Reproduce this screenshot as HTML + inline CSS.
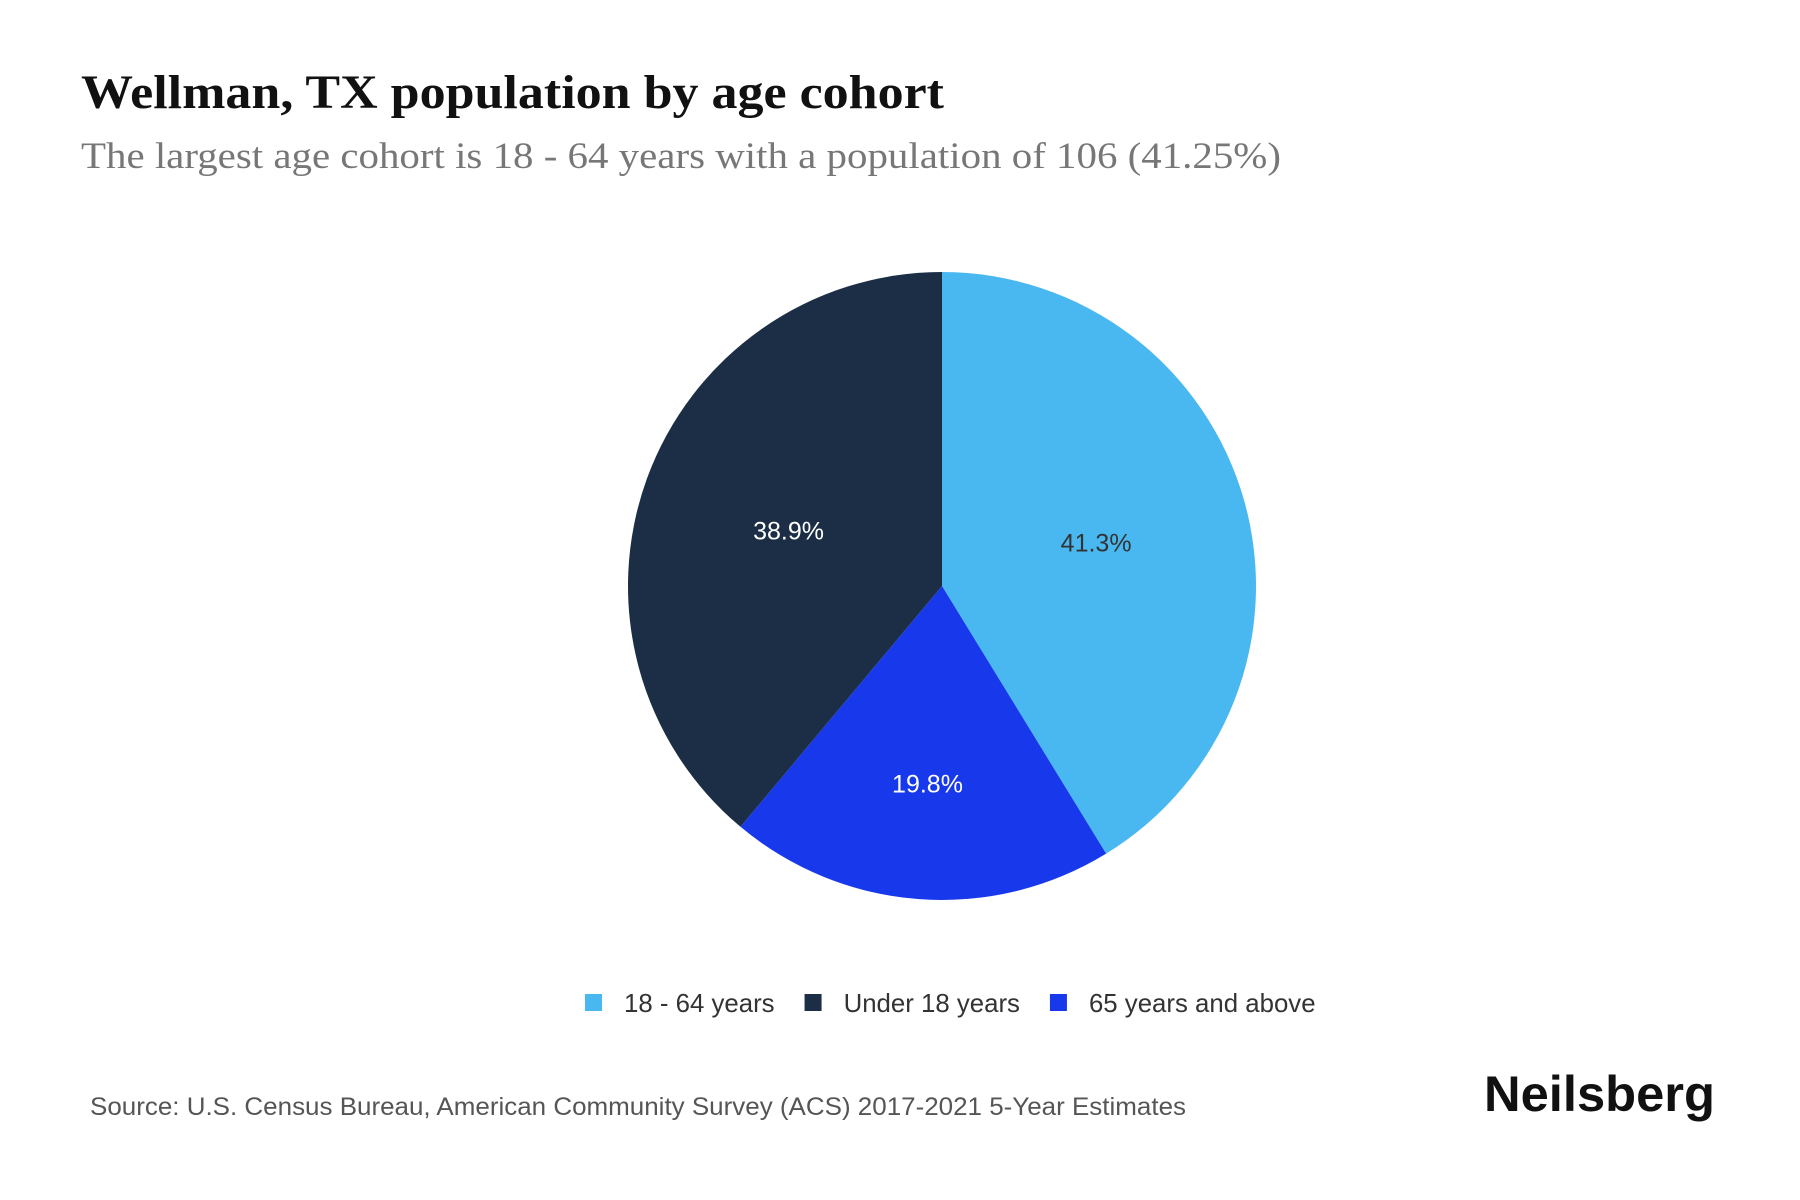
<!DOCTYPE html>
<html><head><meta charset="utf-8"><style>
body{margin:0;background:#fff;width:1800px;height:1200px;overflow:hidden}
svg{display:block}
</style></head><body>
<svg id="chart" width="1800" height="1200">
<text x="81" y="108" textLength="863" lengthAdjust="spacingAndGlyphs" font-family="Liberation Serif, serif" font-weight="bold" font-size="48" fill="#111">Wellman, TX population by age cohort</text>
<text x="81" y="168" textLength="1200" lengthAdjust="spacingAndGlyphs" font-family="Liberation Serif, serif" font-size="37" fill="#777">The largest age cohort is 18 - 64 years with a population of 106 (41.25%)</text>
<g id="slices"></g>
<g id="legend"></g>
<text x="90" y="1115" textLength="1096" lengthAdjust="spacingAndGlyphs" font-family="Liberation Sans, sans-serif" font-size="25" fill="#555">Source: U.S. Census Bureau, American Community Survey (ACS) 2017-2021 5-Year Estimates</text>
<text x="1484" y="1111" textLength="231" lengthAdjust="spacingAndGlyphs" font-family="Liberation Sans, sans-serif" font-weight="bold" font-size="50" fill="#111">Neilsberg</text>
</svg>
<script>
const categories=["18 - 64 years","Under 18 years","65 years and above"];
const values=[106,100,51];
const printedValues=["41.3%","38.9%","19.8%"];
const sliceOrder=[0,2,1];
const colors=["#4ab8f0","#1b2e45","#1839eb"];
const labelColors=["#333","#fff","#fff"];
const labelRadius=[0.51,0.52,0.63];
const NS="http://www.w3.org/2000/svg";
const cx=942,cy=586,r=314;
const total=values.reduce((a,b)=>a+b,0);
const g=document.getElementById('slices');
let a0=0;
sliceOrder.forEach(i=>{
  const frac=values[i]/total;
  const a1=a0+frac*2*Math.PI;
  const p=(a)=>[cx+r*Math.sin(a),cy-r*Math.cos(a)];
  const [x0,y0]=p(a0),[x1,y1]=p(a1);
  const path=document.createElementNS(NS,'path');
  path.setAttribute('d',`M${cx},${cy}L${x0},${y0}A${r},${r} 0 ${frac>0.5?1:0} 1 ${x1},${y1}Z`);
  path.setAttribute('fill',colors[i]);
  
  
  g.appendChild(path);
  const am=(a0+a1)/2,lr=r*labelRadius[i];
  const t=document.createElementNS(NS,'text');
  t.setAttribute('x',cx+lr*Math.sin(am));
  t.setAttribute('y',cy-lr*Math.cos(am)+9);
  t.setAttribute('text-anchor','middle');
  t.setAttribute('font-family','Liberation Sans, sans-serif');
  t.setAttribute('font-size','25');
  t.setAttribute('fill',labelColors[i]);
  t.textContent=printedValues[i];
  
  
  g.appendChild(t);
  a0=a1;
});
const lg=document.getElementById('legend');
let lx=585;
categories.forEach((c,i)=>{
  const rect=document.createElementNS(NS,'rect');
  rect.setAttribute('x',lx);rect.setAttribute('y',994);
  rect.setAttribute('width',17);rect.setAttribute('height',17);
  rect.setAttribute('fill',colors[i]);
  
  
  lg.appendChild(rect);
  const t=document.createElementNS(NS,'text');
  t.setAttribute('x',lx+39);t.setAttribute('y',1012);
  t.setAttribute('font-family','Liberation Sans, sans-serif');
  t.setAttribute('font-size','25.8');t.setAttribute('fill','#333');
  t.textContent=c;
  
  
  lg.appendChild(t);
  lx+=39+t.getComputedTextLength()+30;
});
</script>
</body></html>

-.-.-

* Request *
Every line of the data above should be quoted exactly. Omit the pictures.

* Response to this task *
Reproduce this screenshot as HTML + inline CSS.
<!DOCTYPE html>
<html><head><meta charset="utf-8"><style>
body{margin:0;background:#fff;width:1800px;height:1200px;overflow:hidden}
svg{display:block}
</style></head><body>
<svg id="chart" width="1800" height="1200">
<text x="81" y="108" textLength="863" lengthAdjust="spacingAndGlyphs" font-family="Liberation Serif, serif" font-weight="bold" font-size="48" fill="#111">Wellman, TX population by age cohort</text>
<text x="81" y="168" textLength="1200" lengthAdjust="spacingAndGlyphs" font-family="Liberation Serif, serif" font-size="37" fill="#777">The largest age cohort is 18 - 64 years with a population of 106 (41.25%)</text>
<g id="slices"></g>
<g id="legend"></g>
<text x="90" y="1115" textLength="1096" lengthAdjust="spacingAndGlyphs" font-family="Liberation Sans, sans-serif" font-size="25" fill="#555">Source: U.S. Census Bureau, American Community Survey (ACS) 2017-2021 5-Year Estimates</text>
<text x="1484" y="1111" textLength="231" lengthAdjust="spacingAndGlyphs" font-family="Liberation Sans, sans-serif" font-weight="bold" font-size="50" fill="#111">Neilsberg</text>
</svg>
<script>
const categories=["18 - 64 years","Under 18 years","65 years and above"];
const values=[106,100,51];
const printedValues=["41.3%","38.9%","19.8%"];
const sliceOrder=[0,2,1];
const colors=["#4ab8f0","#1b2e45","#1839eb"];
const labelColors=["#333","#fff","#fff"];
const labelRadius=[0.51,0.52,0.63];
const NS="http://www.w3.org/2000/svg";
const cx=942,cy=586,r=314;
const total=values.reduce((a,b)=>a+b,0);
const g=document.getElementById('slices');
let a0=0;
sliceOrder.forEach(i=>{
  const frac=values[i]/total;
  const a1=a0+frac*2*Math.PI;
  const p=(a)=>[cx+r*Math.sin(a),cy-r*Math.cos(a)];
  const [x0,y0]=p(a0),[x1,y1]=p(a1);
  const path=document.createElementNS(NS,'path');
  path.setAttribute('d',`M${cx},${cy}L${x0},${y0}A${r},${r} 0 ${frac>0.5?1:0} 1 ${x1},${y1}Z`);
  path.setAttribute('fill',colors[i]);
  
  
  g.appendChild(path);
  const am=(a0+a1)/2,lr=r*labelRadius[i];
  const t=document.createElementNS(NS,'text');
  t.setAttribute('x',cx+lr*Math.sin(am));
  t.setAttribute('y',cy-lr*Math.cos(am)+9);
  t.setAttribute('text-anchor','middle');
  t.setAttribute('font-family','Liberation Sans, sans-serif');
  t.setAttribute('font-size','25');
  t.setAttribute('fill',labelColors[i]);
  t.textContent=printedValues[i];
  
  
  g.appendChild(t);
  a0=a1;
});
const lg=document.getElementById('legend');
let lx=585;
categories.forEach((c,i)=>{
  const rect=document.createElementNS(NS,'rect');
  rect.setAttribute('x',lx);rect.setAttribute('y',994);
  rect.setAttribute('width',17);rect.setAttribute('height',17);
  rect.setAttribute('fill',colors[i]);
  
  
  lg.appendChild(rect);
  const t=document.createElementNS(NS,'text');
  t.setAttribute('x',lx+39);t.setAttribute('y',1012);
  t.setAttribute('font-family','Liberation Sans, sans-serif');
  t.setAttribute('font-size','25.8');t.setAttribute('fill','#333');
  t.textContent=c;
  
  
  lg.appendChild(t);
  lx+=39+t.getComputedTextLength()+30;
});
</script>
</body></html>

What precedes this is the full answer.